3. Utilizing Partial and TTL Indexes
- Partial Indexes: Index only a subset of documents in a collection by specifying a filter. This significantly reduces the index size and the write penalty.
// Index only documents where 'archived' is false db.logs.createIndex( { timestamp: 1 }, { partialFilterExpression: { archived: false } } ) - TTL (Time-to-Live) Indexes: Automatically expire documents after a certain duration. This is crucial for managing data growth in logs, session stores, or temporary caches, preventing disk space bottlenecks.
Proactive Monitoring and Alerting
Prevention requires continuous visibility into the database's operational state. Comprehensive monitoring allows you to catch emerging issues—like a sudden spike in latency or a drop in cache performance—before they impact users.
Key Metrics to Track Continuously
1. Query Performance
Monitor the 95th and 99th percentile (P95/P99) query latency. A sudden increase here indicates inefficient queries, index misses, or hardware contention.
2. Cache Utilization (WiredTiger)
Track cache reads, dirty bytes, eviction activity, and disk read latency. MongoDB's WiredTiger storage engine relies heavily on its internal cache, but a single universal hit-ratio threshold is too simplistic. A falling cache hit ratio, rising eviction pressure, or sustained disk reads during normal traffic can mean your working set no longer fits comfortably in memory.
3. Replication Health
Replication Lag is critical to monitor in replica sets. The primary metric is the Oplog Window (the size of the operation log). A diminishing Oplog window or high replication lag (measured in seconds) indicates that secondaries are struggling to keep up, potentially leading to slow reads, stale data, or the inability for a secondary to catch up if it falls too far behind.
4. System Resources and Locks
- CPU and I/O Wait: High I/O wait often points to poor indexing or insufficient cache size.
- Concurrency pressure: Watch queued reads/writes, long-running operations, and storage-engine tickets. Modern MongoDB does not behave like old global-lock versions, so focus on current wait and latency metrics rather than one generic lock percentage.

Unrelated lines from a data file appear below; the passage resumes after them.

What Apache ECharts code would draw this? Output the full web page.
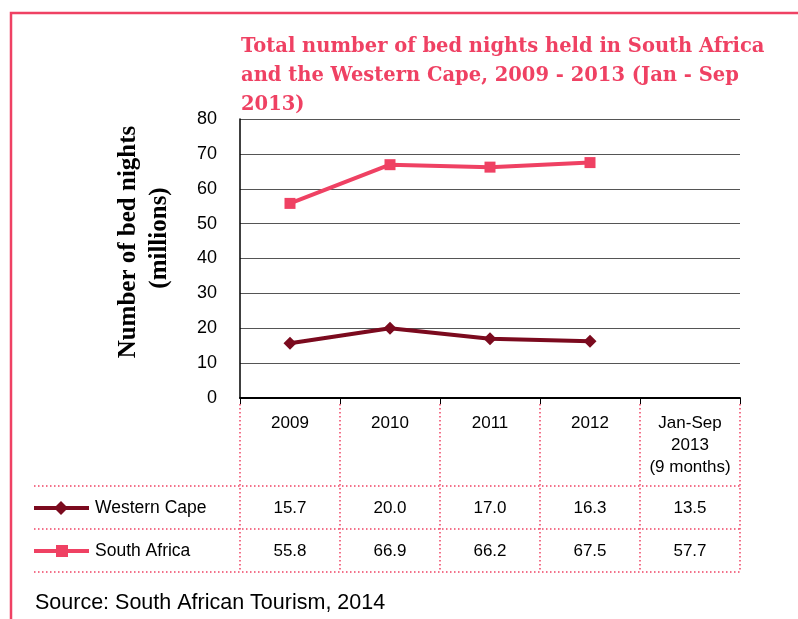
<!DOCTYPE html>
<html>
<head>
<meta charset="UTF-8">
<title>Bed nights</title>
<script src="https://cdn.jsdelivr.net/npm/echarts@6/dist/echarts.min.js"></script>
<style>
  html, body { margin: 0; padding: 0; background: #fff; }
  #container { width: 798px; height: 619px; }
</style>
</head>
<body>
<div id="container"></div>
<script>
// data
var categories = ['2009', '2010', '2011', '2012', 'Jan-Sep\n2013\n(9 months)'];
var westernCape = [15.7, 20.0, 17.0, 16.3, 13.5];
var southAfrica = [55.8, 66.9, 66.2, 67.5, 57.7];
var plottedCount = 4; // the 2013 part-year figure is only in the table
var yTicks = [0, 10, 20, 30, 40, 50, 60, 70, 80];

var pink = '#ef4163';
var maroon = '#7b0a1e';

function lineData(arr) {
    return arr.map(function (v, i) { return i < plottedCount ? v : null; });
}

var chart = echarts.init(document.getElementById('container'));

var option = {
    animation: false,
    title: {
        text: 'Total number of bed nights held in South Africa\nand the Western Cape, 2009 - 2013 (Jan - Sep\n2013)',
        left: 236,
        top: 27,
        textStyle: {
            fontFamily: 'DejaVu Serif',
            fontWeight: 'bold',
            fontSize: 19.5,
            lineHeight: 29,
            color: pink
        }
    },
    grid: { left: 240, right: 58, top: 119, bottom: 221 },
    xAxis: {
        type: 'category',
        data: categories,
        boundaryGap: true,
        axisLine: { lineStyle: { color: '#000', width: 2 } },
        axisTick: { show: true, length: 6, lineStyle: { color: '#000', width: 1 } },
        axisLabel: {
            color: '#000', fontFamily: 'Liberation Sans', fontSize: 17,
            lineHeight: 22, margin: 14, interval: 0
        },
        splitLine: { show: false }
    },
    yAxis: {
        type: 'value',
        min: yTicks[0],
        max: yTicks[yTicks.length - 1],
        interval: 10,
        axisLine: { show: true, lineStyle: { color: '#000', width: 1.5 } },
        axisTick: { show: false },
        axisLabel: { color: '#000', fontFamily: 'Liberation Sans', fontSize: 18, margin: 23 },
        splitLine: { lineStyle: { color: '#555', width: 1 } }
    },
    series: [
        {
            name: 'Western Cape',
            type: 'line',
            data: lineData(westernCape),
            symbol: 'diamond',
            symbolSize: 13,
            lineStyle: { color: maroon, width: 4 },
            itemStyle: { color: maroon },
            z: 3
        },
        {
            name: 'South Africa',
            type: 'line',
            data: lineData(southAfrica),
            symbol: 'rect',
            symbolSize: 11,
            lineStyle: { color: pink, width: 4 },
            itemStyle: { color: pink },
            z: 3
        }
    ]
};

chart.setOption(option);

// table under the chart, placed from the category axis
function buildTable() {
    var els = [];
    var dot = { stroke: pink, lineWidth: 1.5, lineDash: [1.5, 2.5] };
    var x0 = chart.convertToPixel({ xAxisIndex: 0 }, categories[0]);
    var x1 = chart.convertToPixel({ xAxisIndex: 0 }, categories[1]);
    var band = x1 - x0;
    var left = x0 - band / 2;
    var right = chart.convertToPixel({ xAxisIndex: 0 }, categories[categories.length - 1]) + band / 2;
    var yZero = chart.convertToPixel({ yAxisIndex: 0 }, 0);
    var rowLines = [486, 529, 572];
    var rowMid = [508, 551];
    var tableLeft = 34;

    // page border
    els.push({ type: 'polyline', shape: { points: [[11, 640], [11, 13], [800, 13]] },
        style: { stroke: pink, lineWidth: 2.5, fill: null }, silent: true });

    // y axis name
    els.push({ type: 'text', x: 129, y: 242, rotation: Math.PI / 2,
        style: { text: 'Number of bed nights', font: 'bold 25px "Liberation Serif"', fill: '#000',
            align: 'center', verticalAlign: 'middle' } });
    els.push({ type: 'text', x: 160, y: 238, rotation: Math.PI / 2,
        style: { text: '(millions)', font: 'bold 25px "Liberation Serif"', fill: '#000',
            align: 'center', verticalAlign: 'middle' } });

    // horizontal dotted rules
    rowLines.forEach(function (y) {
        els.push({ type: 'line', shape: { x1: tableLeft, y1: y, x2: right, y2: y }, style: dot, silent: true });
    });
    // vertical dotted rules
    for (var i = 0; i <= categories.length; i++) {
        var x = left + band * i;
        els.push({ type: 'line', shape: { x1: x, y1: yZero + 6, x2: x, y2: rowLines[2] }, style: dot, silent: true });
    }

    var rows = [
        { name: 'Western Cape', values: westernCape, color: maroon, symbol: 'diamond' },
        { name: 'South Africa', values: southAfrica, color: pink, symbol: 'rect' }
    ];
    rows.forEach(function (r, ri) {
        var y = rowMid[ri];
        els.push({ type: 'line', shape: { x1: tableLeft, y1: y, x2: 89, y2: y },
            style: { stroke: r.color, lineWidth: 4 } });
        if (r.symbol === 'diamond') {
            els.push({ type: 'polygon', shape: { points: [[61, y - 7], [68, y], [61, y + 7], [54, y]] },
                style: { fill: r.color } });
        } else {
            els.push({ type: 'rect', shape: { x: 56, y: y - 6, width: 12, height: 12 },
                style: { fill: r.color } });
        }
        els.push({ type: 'text', x: 95, y: y,
            style: { text: r.name, font: '17.5px "Liberation Sans"', fill: '#000', verticalAlign: 'middle' } });
        r.values.forEach(function (v, ci) {
            var cx = chart.convertToPixel({ xAxisIndex: 0 }, categories[ci]);
            els.push({ type: 'text', x: cx, y: y,
                style: { text: v.toFixed(1), font: '17px "Liberation Sans"', fill: '#000',
                    align: 'center', verticalAlign: 'middle' } });
        });
    });

    els.push({ type: 'text', x: 35, y: 603,
        style: { text: 'Source: South African Tourism, 2014', font: '21.5px "Liberation Sans"', fill: '#000',
            verticalAlign: 'middle' } });

    chart.setOption({ graphic: { elements: els } });
}

buildTable();
</script>
</body>
</html>
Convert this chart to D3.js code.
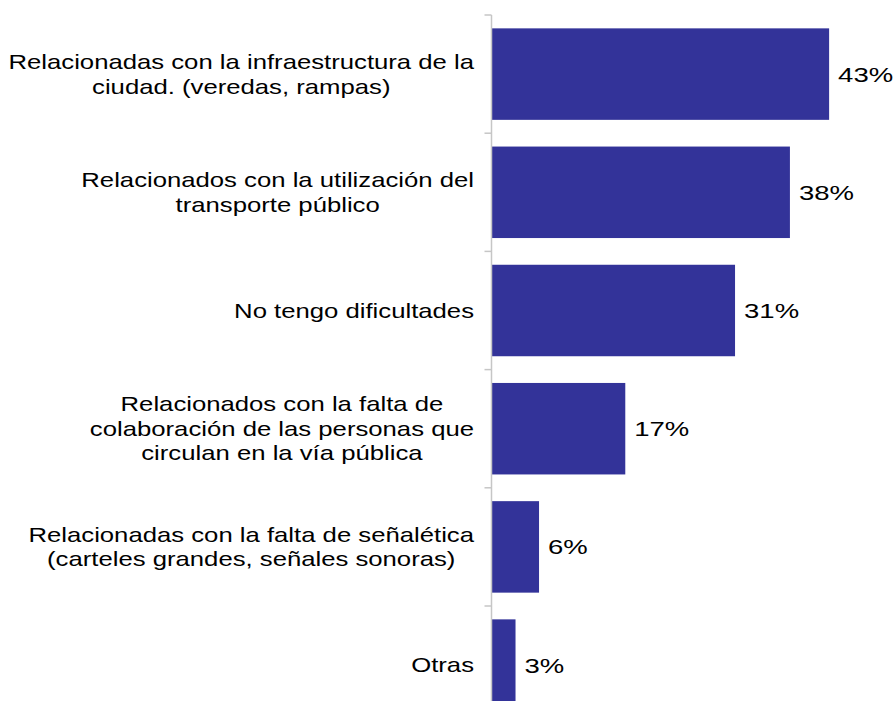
<!DOCTYPE html>
<html>
<head>
<meta charset="utf-8">
<style>
  body { margin: 0; background: #fff; }
  .cat { font-family: "Liberation Sans", Arial, sans-serif; font-size: 20px; fill: #000; text-anchor: middle; }
  .val { font-family: "Liberation Sans", Arial, sans-serif; font-size: 21px; fill: #000; }
  .bar { fill: #333399; }
  .axis { stroke: #c6c6c6; stroke-width: 1.5px; }
</style>
<script src="https://cdn.jsdelivr.net/npm/d3@7"></script>
</head>
<body>
<svg id="chart" width="896" height="701"></svg>
<script>
// categorias (lineas de cada etiqueta)
var categories = [
  ["Relacionadas con la infraestructura de la", "ciudad. (veredas, rampas)"],
  ["Relacionados con la utilización del", "transporte público"],
  ["No tengo dificultades"],
  ["Relacionados con la falta de", "colaboración de las personas que", "circulan en la vía pública"],
  ["Relacionadas con la falta de señalética", "(carteles grandes, señales sonoras)"],
  ["Otras"]
];
var values = [0.43, 0.38, 0.31, 0.17, 0.06, 0.03];
var valueLabels = ["43%", "38%", "31%", "17%", "6%", "3%"];

var svg = d3.select("#chart");
var axisX = 491.5;
var topY = 15;
var lineH = 24.5;
var sxCat = 1.285, sxVal = 1.31; // texto ensanchado como en el original

var ids = d3.range(categories.length);
var y = d3.scaleBand()
  .domain(ids)
  .range([topY, topY + 6 * 118.2])
  .paddingInner(0.226)
  .paddingOuter(0.113);

var x = d3.scaleLinear()
  .domain([0, 0.5])
  .range([axisX + 0.5, axisX + 0.5 + 392]);

// barras
svg.append("g").selectAll("rect")
  .data(ids)
  .enter()
  .append("rect")
  .attr("class", "bar")
  .attr("x", x(0))
  .attr("y", function(i) { return y(i); })
  .attr("width", function(i) { return x(values[i]) - x(0); })
  .attr("height", y.bandwidth());

// eje vertical + marcas entre categorias
var step = y.step();
svg.append("line")
  .attr("class", "axis")
  .attr("x1", axisX).attr("x2", axisX)
  .attr("y1", topY).attr("y2", topY + 6 * step);

svg.append("g").selectAll("line")
  .data(ids)
  .enter()
  .append("line")
  .attr("class", "axis")
  .attr("x1", axisX - 7).attr("x2", axisX)
  .attr("y1", function(i) { return y(i) - y.paddingInner() * step / 2; })
  .attr("y2", function(i) { return y(i) - y.paddingInner() * step / 2; });

// etiquetas de valor
svg.append("g").selectAll("g")
  .data(ids)
  .enter()
  .append("g")
  .attr("transform", function(i) {
    return "translate(" + (x(values[i]) + 9) + "," + (y(i) + y.bandwidth() / 2) + ") scale(" + sxVal + ",1)";
  })
  .append("text")
  .attr("class", "val")
  .attr("dy", "0.36em")
  .text(function(i) { return valueLabels[i]; });

// etiquetas de categoria (centradas, bloque alineado a la derecha)
var rightEdge = 474;
ids.forEach(function(i) {
  var lines = categories[i];
  var cy = y(i) + y.bandwidth() / 2;
  var g = svg.append("g")
    .attr("transform", "translate(" + rightEdge + "," + cy + ") scale(" + sxCat + ",1)");
  var texts = g.selectAll("text")
    .data(lines)
    .enter()
    .append("text")
    .attr("class", "cat")
    .attr("y", function(d, k) { return (k - (lines.length - 1) / 2) * lineH; })
    .attr("dy", "0.36em")
    .text(function(d) { return d; });
  var maxW = d3.max(texts.nodes(), function(n) { return n.getComputedTextLength(); });
  texts.attr("x", -maxW / 2);
});
</script>
</body>
</html>
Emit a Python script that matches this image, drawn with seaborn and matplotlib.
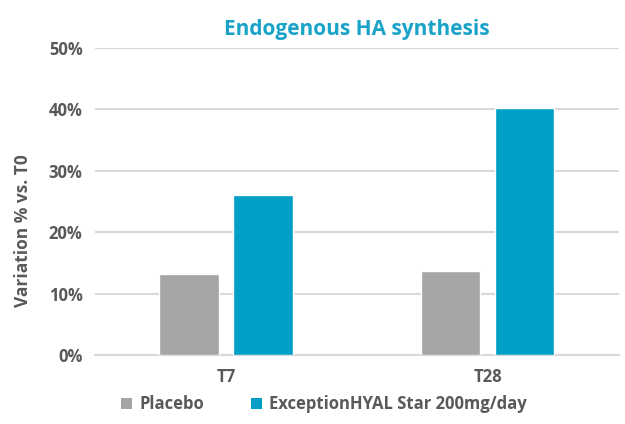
import matplotlib
matplotlib.use("Agg")
import matplotlib.pyplot as plt
import seaborn as sns
import pandas as pd
from matplotlib.patches import Patch
from matplotlib.ticker import PercentFormatter

# chart data
timepoints = ["T7", "T28"]
groups = ["Placebo", "ExceptionHYAL Star 200mg/day"]
placebo = [13.2, 13.7]
hyal = [26.1, 40.3]

colors = ["#A5A5A5", "#009FC6"]
text_grey = "#595959"
grid_grey = "#D9D9D9"

df = pd.DataFrame({
    "time": timepoints * 2,
    "group": [groups[0]] * 2 + [groups[1]] * 2,
    "value": placebo + hyal,
})

sns.set_style("white")
plt.rcParams["font.family"] = ["Open Sans", "DejaVu Sans"]
plt.rcParams["font.weight"] = "bold"

fig = plt.figure(figsize=(6.25, 4.24), dpi=100)
ax = fig.add_axes([0.152, 0.1616, 0.838, 0.7252])

sns.barplot(data=df, x="time", y="value", hue="group", order=timepoints,
            hue_order=groups, palette=colors, width=0.565, gap=0.2,
            errorbar=None, ax=ax, legend=False, zorder=3, saturation=1)

ax.set_ylim(0, 50)
ax.set_yticks(range(0, 51, 10))
ax.yaxis.set_major_formatter(PercentFormatter(decimals=0))
ax.grid(axis="y", color=grid_grey, linewidth=1.5, zorder=0)
ax.set_axisbelow(True)
for side in ["left", "right", "top"]:
    ax.spines[side].set_visible(False)
ax.spines["bottom"].set_color(grid_grey)
ax.spines["bottom"].set_linewidth(1.5)
ax.tick_params(axis="both", length=0, labelsize=12, labelcolor=text_grey, pad=9)
for lbl in ax.get_xticklabels() + ax.get_yticklabels():
    lbl.set_fontweight("bold")

ax.set_xlabel("")
ax.set_ylabel("Variation % vs. T0", fontsize=12.5, fontweight="bold", color=text_grey)
ax.yaxis.set_label_coords(-0.12, 0.405)

ax.set_title("Endogenous HA synthesis", fontsize=15, fontweight="bold",
             color="#1AA3C8", pad=9)

handles = [Patch(facecolor=c, edgecolor="none") for c in colors]
fig.legend(handles, groups, loc="lower center", bbox_to_anchor=(0.518, -0.01),
           ncol=2, frameon=False, handlelength=0.7, handleheight=0.7,
           handletextpad=0.4, columnspacing=2.8,
           prop={"size": 12, "weight": "bold"}, labelcolor=text_grey)

fig.savefig("out.png", dpi=100)
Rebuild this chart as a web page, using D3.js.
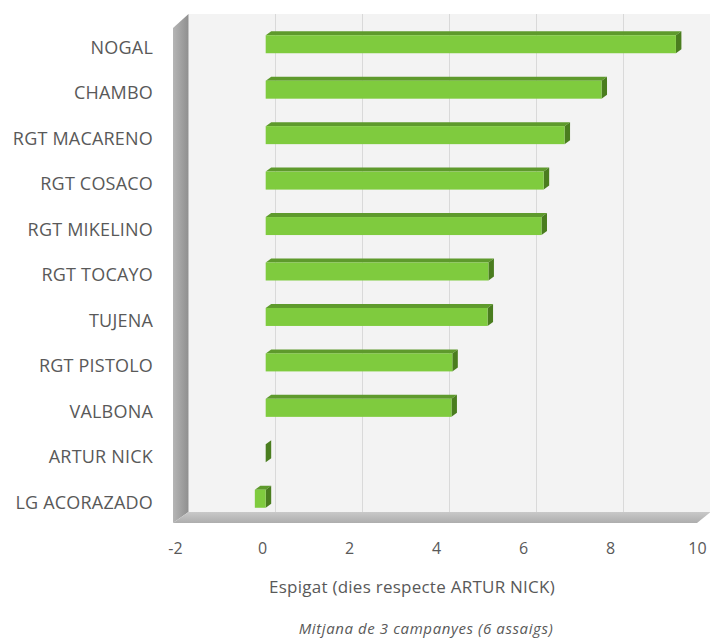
<!DOCTYPE html>
<html>
<head>
<meta charset="utf-8">
<script src="https://cdn.jsdelivr.net/npm/d3@7"></script>
<style>
  body { margin: 0; background: #fff; }
  text { font-family: "Open Sans", "DejaVu Sans", sans-serif; fill: #595959; }
</style>
</head>
<body>
<div id="chart"></div>
<script>
var categories = ["NOGAL", "CHAMBO", "RGT MACARENO", "RGT COSACO", "RGT MIKELINO", "RGT TOCAYO",
    "TUJENA", "RGT PISTOLO", "VALBONA", "ARTUR NICK", "LG ACORAZADO"];
var values = [9.43, 7.72, 6.87, 6.39, 6.34, 5.12, 5.10, 4.29, 4.27, 0, -0.25];
var xTicks = [-2, 0, 2, 4, 6, 8, 10];
var xTitle = "Espigat (dies respecte ARTUR NICK)";
var note = "Mitjana de 3 campanyes (6 assaigs)";

var width = 710, height = 641;
// 3D offsets: wall depth and bar depth
var wall = { dx: 13.5, dy: -11 },
    barOff = { dx: 3.7, dy: -3.5 },
    barDepth = { dx: 5.5, dy: -4 },
    barH = 18;

var x = d3.scaleLinear().domain([-2, 10]).range([175, 697]);
var y = d3.scaleBand().domain(categories).range([25, 525]);

var svg = d3.select("#chart").append("svg")
    .attr("width", width)
    .attr("height", height);

var defs = svg.append("defs");
var g1 = defs.append("linearGradient").attr("id", "wallGrad").attr("x1", 0).attr("x2", 1);
g1.append("stop").attr("offset", 0).attr("stop-color", "#b5b5b5");
g1.append("stop").attr("offset", 1).attr("stop-color", "#8f8f8f");
var g2 = defs.append("linearGradient").attr("id", "floorGrad").attr("x1", 0).attr("x2", 0).attr("y1", 0).attr("y2", 1);
g2.append("stop").attr("offset", 0).attr("stop-color", "#c9c9c9");
g2.append("stop").attr("offset", 1).attr("stop-color", "#adadad");
defs.append("clipPath").attr("id", "labClip")
    .append("rect").attr("x", 9).attr("y", 0).attr("width", 200).attr("height", height);

var line = d3.line();
var top0 = 14, bot0 = 523;

// back wall
svg.append("rect")
    .attr("x", x(-2) + wall.dx)
    .attr("y", top0)
    .attr("width", width - (x(-2) + wall.dx))
    .attr("height", bot0 + wall.dy - top0)
    .attr("fill", "#f3f3f3");

// gridlines on the back wall
svg.selectAll(".grid")
    .data(xTicks.slice(1))
    .enter().append("line")
    .attr("class", "grid")
    .attr("x1", function(d) { return x(d) + wall.dx; })
    .attr("x2", function(d) { return x(d) + wall.dx; })
    .attr("y1", top0)
    .attr("y2", bot0 + wall.dy)
    .attr("stroke", "#d9d9d9")
    .attr("stroke-width", 1);

// left wall
svg.append("path")
    .attr("d", line([[x(-2) - 2, top0 - wall.dy + 3], [x(-2) + wall.dx, top0], [x(-2) + wall.dx, bot0 + wall.dy], [x(-2) - 2, bot0]]) + "Z")
    .attr("fill", "url(#wallGrad)");

// floor
svg.append("path")
    .attr("d", line([[x(-2) - 2, bot0], [x(-2) + wall.dx, bot0 + wall.dy], [x(10) + wall.dx, bot0 + wall.dy], [x(10), bot0]]) + "Z")
    .attr("fill", "url(#floorGrad)");

// bars
var bars = svg.selectAll(".bar")
    .data(categories.map(function(c, i) { return { name: c, v: values[i] }; }))
    .enter().append("g")
    .attr("class", "bar");

function faces(d) {
    var xa = Math.min(x(0), x(d.v)) + barOff.dx,
        xb = Math.max(x(0), x(d.v)) + barOff.dx,
        yc = y(d.name) + y.bandwidth() / 2 + barOff.dy,
        yt = yc - barH / 2,
        yb = yc + barH / 2;
    return { xa: xa, xb: xb, yt: yt, yb: yb };
}

bars.append("path")
    .attr("d", function(d) {
        var f = faces(d);
        return line([[f.xa, f.yt], [f.xb, f.yt], [f.xb + barDepth.dx, f.yt + barDepth.dy], [f.xa + barDepth.dx, f.yt + barDepth.dy]]) + "Z";
    })
    .attr("fill", "#5e9a2c");

bars.append("path")
    .attr("d", function(d) {
        var f = faces(d);
        return line([[f.xb, f.yt], [f.xb + barDepth.dx, f.yt + barDepth.dy], [f.xb + barDepth.dx, f.yb + barDepth.dy], [f.xb, f.yb]]) + "Z";
    })
    .attr("fill", "#4a7d1f");

bars.append("rect")
    .attr("x", function(d) { return faces(d).xa; })
    .attr("y", function(d) { return faces(d).yt; })
    .attr("width", function(d) { var f = faces(d); return f.xb - f.xa; })
    .attr("height", barH)
    .attr("fill", "#7fcb3e");

// category labels
svg.append("g")
    .attr("clip-path", "url(#labClip)")
    .selectAll("text")
    .data(categories)
    .enter().append("text")
    .attr("x", 153)
    .attr("y", function(d) { return y(d) + y.bandwidth() / 2; })
    .attr("dy", "0.35em")
    .attr("text-anchor", "end")
    .style("font-size", "18px")
    .style("letter-spacing", "0.2px")
    .text(function(d) { return d; });

// x tick labels
var xAxis = d3.axisBottom(x).tickValues(xTicks).tickSize(0).tickPadding(0)
    .tickFormat(function(d) { return String(d); });
var ax = svg.append("g")
    .attr("transform", "translate(0,543)")
    .call(xAxis);
ax.select(".domain").remove();
ax.selectAll("text")
    .style("font-size", "16px")
    .style("font-family", "\"Open Sans\", sans-serif")
    .attr("fill", "#595959");

svg.append("text")
    .attr("x", 412)
    .attr("y", 593)
    .attr("text-anchor", "middle")
    .style("font-size", "17px")
    .style("letter-spacing", "0.25px")
    .text(xTitle);

svg.append("text")
    .attr("x", 426)
    .attr("y", 634)
    .attr("text-anchor", "middle")
    .style("font-size", "15px")
    .style("font-style", "italic")
    .style("letter-spacing", "0.6px")
    .text(note);
</script>
</body>
</html>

Setting Up Actionable Alerts
Configure alerts with appropriate thresholds to enable immediate action:
| Issue Trigger | Proactive Threshold |
|---|---|
| P95 Query Latency | Exceeds your service target for 5 minutes |
| WiredTiger Cache Pressure | Evictions and disk reads rise above normal baseline |
| Replication Lag | Exceeds your read-staleness or failover tolerance |
| Available Disk Space | Drops below your expansion and backup safety margin |
Tools: Utilize built-in monitoring via
db.serverStatus()or specialized platforms like MongoDB Atlas Monitoring, Prometheus with the MongoDB Exporter, or Datadog for detailed, historical trend analysis.
Takeaway
Preventing MongoDB performance bottlenecks is an ongoing cycle: model data for your access patterns, confirm query plans with explain("executionStats"), and alert on changes from your own baseline. Start with the queries that affect users most, then review indexes and document growth before traffic forces the issue.